Il serait utile de préciser tous les critères d’identification de ce « style méditerranéen », et de reprendre l’étude de plusieurs sites qui pourraient fort bien en relever, comme celui de el-Khêl en Tripolitaine. On pourrait alors s’attendre à quelques surprises, sachant que la plus ancienne peinture d’Afrique du Nord se trouve sur la paroi d’un abri-sous-roche à Ifri n’Ammar au Maroc, où elle était couverte par des dépôts ibéromaurusiens datés des XIIIe-Xe millénaires BCE, ce qui leur donne un terminus ante quem grosso modo comparable à celui de Qurta. Dans ces niveaux, une carapace de tortue (Testudo græca) fragmentée portait des traces de pigment rouge sur sa surface interne, et pourrait donc bien avoir servi de récipient pour un peintre. Hélas, la peinture visible sur la paroi ne laisse rien reconnaître de précis, et ne peut qu’être inscrite dans la catégorie un peu fourre-tout des « signes. »

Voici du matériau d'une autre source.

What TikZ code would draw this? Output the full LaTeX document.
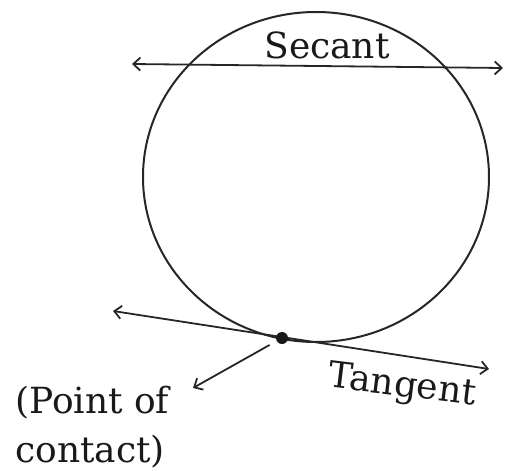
\documentclass[tikz,border=0pt]{standalone}
\usepackage{fontspec}
\setmainfont{DejaVu Serif}
\usetikzlibrary{arrows.meta,shapes.geometric}
\begin{document}
\begin{tikzpicture}[x=1pt,y=-1pt,
  line/.style={line width=1.8pt, draw=black!85},
  bartip/.tip={Straight Barb[length=7pt,width=13pt]},
  lbl/.style={font=\fontsize{36}{40}\selectfont, inner sep=0pt, text=black!90}]
\useasboundingbox (0,0) rectangle (506,471);
% circle
\node[draw=black!85, line width=2pt, ellipse, minimum width=346pt, minimum height=330pt, inner sep=0pt, outer sep=0pt] (circ) at (316,177) {};
% secant
\coordinate (sL) at (132,64);
\coordinate (sR) at (503,68);
\draw[line, bartip-bartip] (sL) -- (sR);
% tangent
\coordinate (tL) at (113,311);
\coordinate (tR) at (489,369);
\draw[line, bartip-bartip] (tL) -- (tR);
% point of contact
\node[circle, fill=black!90, minimum size=12pt, inner sep=0pt] (P) at (282,338) {};
\coordinate (pTip) at (193,388);
\draw[line, -bartip, shorten <=8pt] (P) -- (pTip);
% labels
\node[lbl, anchor=base] (sec) at (327,58) {Secant};
\node[lbl, anchor=base west] (poc1) at (15,413) {(Point of};
\node[lbl, anchor=base west] (poc2) at (15,462) {contact)};
\node[lbl, anchor=base, rotate=-7] (tan) at (401,396) {Tangent};
\end{tikzpicture}
\end{document}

Ce qui semble s’esquisser maintenant, c’est la possibilité d’une « province » rupestre méditerranéenne qui se serait déployée parallèlement à la côte nord de l’Afrique, avec une extension notable le long du Nil, marquée par le site de Qurta.
Il me semble qu’il serait intéressant de chercher à tester cette hypothèse, qui prolonge l’intuition de Paolo Graziosi.
JLLQ
Bibliographie:
Bosinski, Gerhard 2011. Femmes sans tête. Paris: France, 228 p.
Eiwanger, Josef & Rainer Hutterer 2004. «Schildkrötenpanzer als Behälter für Farbpigmente aus dem Ibéromaurusien der Ifri n'Ammar (Marokko).» Beiträge zur Allgemeinen und Vergleichenden Archäologie 24 : 139-148.
Graziosi, Paolo 1968. «L'art paléo-épipaléolithique de la Province Méditerranéenne et ses nouveaux documents d'Afrique du Nord et du Proche-Orient» In E Ripoll Perello (Ed.), Simposio Internacional d'Arte Rupestre (pp. 265-273). Barcelona: Instituto de prehistoria y arqueologia.
Huyge, Dirk, Dimitri A.G. Vandenberghe, et al. 2011. «First evidence of Pleistocene rock art in North Africa: securing the age of the Qurta petroglyphs (Egypt) through OSL dating.» Antiquity (85) : 1184-1193.
Smith, Philip 1967. « A preliminary Report on the Recent Prehistoric Investigations near Kom Ombo, Upper-Egypt. » Fouilles en Nubie (Cairo: SAE): 195-208.